After setting out with a familiar mix of searching sounds, the album moves into less familiar territory with “Future Past”. A chugging and desultory sound is matched by spaced out vocals. In fact the sound is reminiscent of industrial process. The bleak instrumentals are reinforced on “Termination of Origin”. There’s expansion, fading sounds as if the wind is taking the vocals and guitar rhythms off course. Slow and steady is the order of the day. For me, this album was more about mental patterns and endurance than the onset of the apocalypse, which can go with this style. More industrial processes follow on “Mound”, whose repetitive greyness are mirrored by the murky splattering of thumb prints depicted on the album’s sleeve. The intense repetition is evidently something that we, the listeners, become absorbed in but I just didn’t feel that way about this particular slab of industrial-sounding monotony.
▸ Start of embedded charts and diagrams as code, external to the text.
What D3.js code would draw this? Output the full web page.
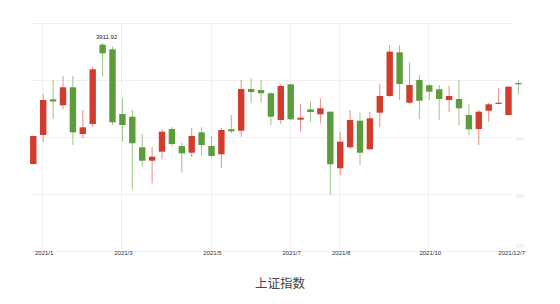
<!DOCTYPE html>
<html><head><meta charset="utf-8">
<script src="https://cdn.jsdelivr.net/npm/d3@7"></script>
<style>html,body{margin:0;padding:0;background:#fff;}svg{display:block;}</style>
</head><body>
<svg id="chart" width="560" height="304"></svg>
<script>
const categories = ["2020/12/28","2021/1/4","2021/1/11","2021/1/18","2021/1/25","2021/2/1","2021/2/8","2021/2/15","2021/2/22","2021/3/1",
"2021/3/8","2021/3/15","2021/3/22","2021/3/29","2021/4/5","2021/4/12","2021/4/19","2021/4/26","2021/5/3","2021/5/10",
"2021/5/17","2021/5/24","2021/5/31","2021/6/7","2021/6/14","2021/6/21","2021/6/28","2021/7/5","2021/7/12","2021/7/19",
"2021/7/26","2021/8/2","2021/8/9","2021/8/16","2021/8/23","2021/8/30","2021/9/6","2021/9/13","2021/9/20","2021/9/27",
"2021/10/4","2021/10/11","2021/10/18","2021/10/25","2021/11/1","2021/11/8","2021/11/15","2021/11/22","2021/11/29","2021/12/7"];
const openValues = [3381.6,3508.8,3665.3,3639.0,3718.0,3513.2,3557.0,3905.0,3884.6,3600.9,
3589.0,3454.8,3396.0,3435.5,3535.1,3460.5,3431.1,3520.6,3460.5,3424.1,
3533.8,3527.6,3710.5,3706.1,3691.7,3574.6,3731.1,3575.9,3621.5,3599.6,
3611.0,3362.7,3454.8,3571.5,3446.1,3606.6,3679.8,3871.5,3650.4,3750.0,
3726.8,3709.2,3662.3,3666.7,3596.5,3535.1,3615.3,3646.0,3596.5,3736.8];
const closeValues = [3504.4,3662.3,3655.7,3718.0,3520.6,3542.5,3796.9,3867.1,3564.5,3552.6,
3472.4,3396.0,3413.6,3523.2,3469.3,3428.5,3504.4,3464.9,3416.7,3530.7,
3525.0,3710.5,3697.4,3691.7,3589.0,3723.7,3577.6,3584.6,3609.6,3625.9,
3380.3,3479.4,3574.6,3431.1,3582.0,3679.8,3874.1,3732.5,3728.1,3659.2,
3698.7,3666.7,3679.8,3625.9,3533.8,3611.0,3643.4,3650.4,3720.6,3731.1];
const highValues = [3506.0,3688.6,3750.0,3767.5,3767.5,3618.4,3808.3,3911.92,3896.1,3672.4,
3618.4,3513.2,3457.5,3535.1,3543.9,3475.0,3538.2,3542.5,3504.4,3539.5,
3596.5,3750.0,3757.5,3750.0,3697.4,3732.5,3733.0,3644.7,3654.8,3669.7,
3613.0,3523.2,3618.4,3606.6,3611.0,3732.5,3904.0,3904.0,3825.9,3771.9,
3732.5,3728.1,3725.0,3750.0,3643.4,3618.4,3649.1,3713.6,3723.0,3750.0];
const lowValues = [3379.0,3478.1,3578.9,3621.5,3464.9,3495.6,3543.9,3764.5,3552.6,3479.4,
3270.6,3369.7,3296.9,3402.2,3457.5,3343.4,3411.0,3416.7,3407.9,3362.7,
3517.5,3501.3,3647.8,3650.4,3552.6,3557.0,3575.0,3523.2,3567.1,3560.1,
3245.6,3333.3,3447.4,3377.2,3443.0,3542.5,3675.4,3662.3,3644.7,3578.9,
3662.3,3574.6,3611.0,3552.6,3508.8,3464.9,3567.1,3644.7,3594.0,3688.6];
const xTickCats = ["2021/1/4","2021/3/1","2021/5/3","2021/6/28","2021/8/2","2021/10/4","2021/12/7"];
const xTickLabels = ["2021/1","2021/3","2021/5","2021/7","2021/8","2021/10","2021/12/7"];
const yGridValues = [3000,3250,3500,3750,4000];
const yAxisValues = [3500,3250,3000];
const yAxisLabels = ["6%","3%","0%"];
const titleText = "上证指数";

const svg = d3.select("#chart");
const x = d3.scalePoint().domain(categories).range([33.3, 518.4]);
const y = d3.scaleLinear().domain([3000, 4000]).range([251, 23]);
const gridX0 = 32, gridX1 = 512;

const data = categories.map((c,i)=>({c, o:openValues[i], cl:closeValues[i], h:highValues[i], l:lowValues[i]}));

// horizontal grid
svg.append("g").selectAll("line").data(yGridValues).join("line")
  .attr("x1", gridX0).attr("x2", gridX1)
  .attr("y1", d=>Math.round(y(d))+0.5).attr("y2", d=>Math.round(y(d))+0.5)
  .attr("stroke", "#f0f0f0").attr("stroke-width", 1);
// vertical grid
svg.append("g").selectAll("line").data(xTickCats.slice(0,-1)).join("line")
  .attr("x1", d=>Math.round(x(d))-0.5).attr("x2", d=>Math.round(x(d))-0.5)
  .attr("y1", y(4000)).attr("y2", 249)
  .attr("stroke", "#f0f0f0").attr("stroke-width", 1);

// x axis labels
const lastTick = xTickCats.length - 1;
svg.append("g").selectAll("text").data(xTickCats).join("text")
  .attr("x", (d,i)=> i===lastTick ? 525 : x(d)+1).attr("y", 255)
  .attr("text-anchor", (d,i)=> i===lastTick ? "end" : "middle")
  .attr("font-family","Liberation Sans, Arial, sans-serif")
  .attr("font-size", 6).attr("fill","#333")
  .text((d,i)=>xTickLabels[i]);

// y axis faint labels
svg.append("g").selectAll("text").data(yAxisValues).join("text")
  .attr("x", 520).attr("y", (d,i)=> i===2 ? y(d)-3 : y(d)+4)
  .attr("text-anchor","middle")
  .attr("font-family","Liberation Sans, Arial, sans-serif")
  .attr("font-size", 6).attr("fill","#e4e4e4")
  .text((d,i)=>yAxisLabels[i]);

const up = "#d23c2d", down = "#5b9c3b";
const upWick = "#e58f84", downWick = "#9cc487";
const bw = 6.4;
const g = svg.append("g");
g.selectAll("line.wick").data(data).join("line").attr("class","wick")
  .attr("x1", d=>x(d.c)).attr("x2", d=>x(d.c))
  .attr("y1", d=>y(d.h)).attr("y2", d=>y(d.l))
  .attr("stroke", d=>d.cl>=d.o?upWick:downWick).attr("stroke-width",1);
g.selectAll("rect").data(data).join("rect")
  .attr("x", d=>x(d.c)-bw/2).attr("width", bw)
  .attr("y", d=>y(Math.max(d.o,d.cl)))
  .attr("height", d=>Math.max(1.2, Math.abs(y(d.o)-y(d.cl))))
  .attr("fill", d=>d.cl>=d.o?up:down);

// max annotation
const maxIdx = d3.maxIndex(highValues);
svg.append("text")
  .attr("x", x(categories[maxIdx])+4).attr("y", y(highValues[maxIdx])-4)
  .attr("text-anchor","middle")
  .attr("font-family","Liberation Sans, Arial, sans-serif")
  .attr("font-size", 6).attr("fill","#222")
  .text(highValues[maxIdx].toFixed(2));

// title
svg.append("text").attr("x", 280).attr("y", 288)
  .attr("text-anchor","middle")
  .attr("font-family","Noto Sans CJK SC, sans-serif")
  .attr("font-size", 12.5).attr("fill","#444")
  .text(titleText);
</script>
</body></html>
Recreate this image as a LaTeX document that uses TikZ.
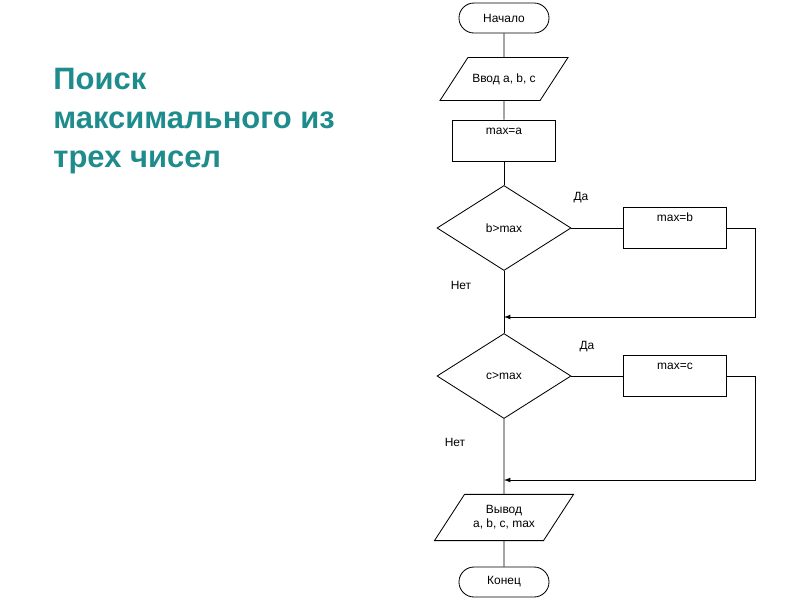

Cult of Luna, with whom comparison can be made, manage to suck me in with their overpowering drums and crashing chords but this reminds me of the time I went to Scunthorpe and dispassionately watched steel being processed. Admittedly there were no anguished vocals in Scunthorpe, and there was no heightened drama as there is here but the sound enhancements which surround “Mound” lack definition or colour. This may well be deliberate but it didn’t add to my listening experience. I preferred the following track “Mark of Cain”, which is stronger all round thanks to an eerie coldness running through it, more pronounced drum work and sustained guitar chords which match the floating mixture of moods. “Possessed” and “Into the Distant Sky” both sound like a cry for help. The latter is more extreme, clanging as it does through a canvas of metal sounds, but again my vision was limited to a dark, industrial world with no context beyond that.
Band names don’t normally concern me, but it crossed my mind that perhaps “Scunthorpe” should have been chosen as the band’s name rather than “Krakow”, which is quite a pleasant place. But then “Scunthorpe” doesn’t have the spookiness of nearby South Killingholmewith its oil refineries, chemical plants and wind whistling through the surrounding fields. Yes, “South Killingholme” as a band name would match the music better.
Moving back to reality of sorts, the nightmarish floatiness of “Future Past” reappear on the disturbing and suggestively anarchic “Omen”. There is melody and yet it’s creepy like a black metal track. The combinations are deep and impressively powerful in a way that I hadn’t heard to this point. Its echoing end is doom-laden and intensive enough to suggest that something very bad is going to happen. All that remained was “Sense of Space”, something I had been grappling with throughout this work. I still wasn’t clear what I had found. “Sense of Space” lumbers along distortedly with a dull pitch. There are some unusual sound effects but by the time it ended, I didn’t feel particularly enlightened.
The problem with being gloomy and grey is that it’s difficult to invite in colour and intensity without contradictions. It’s like trying to depict reality – uninteresting, really. “diin” isn’t about reality and it doesn’t have contradictions because Krakow stick to a grey and mostly mechanical route, which for all its wanderings, did not have enough points of special interest for me.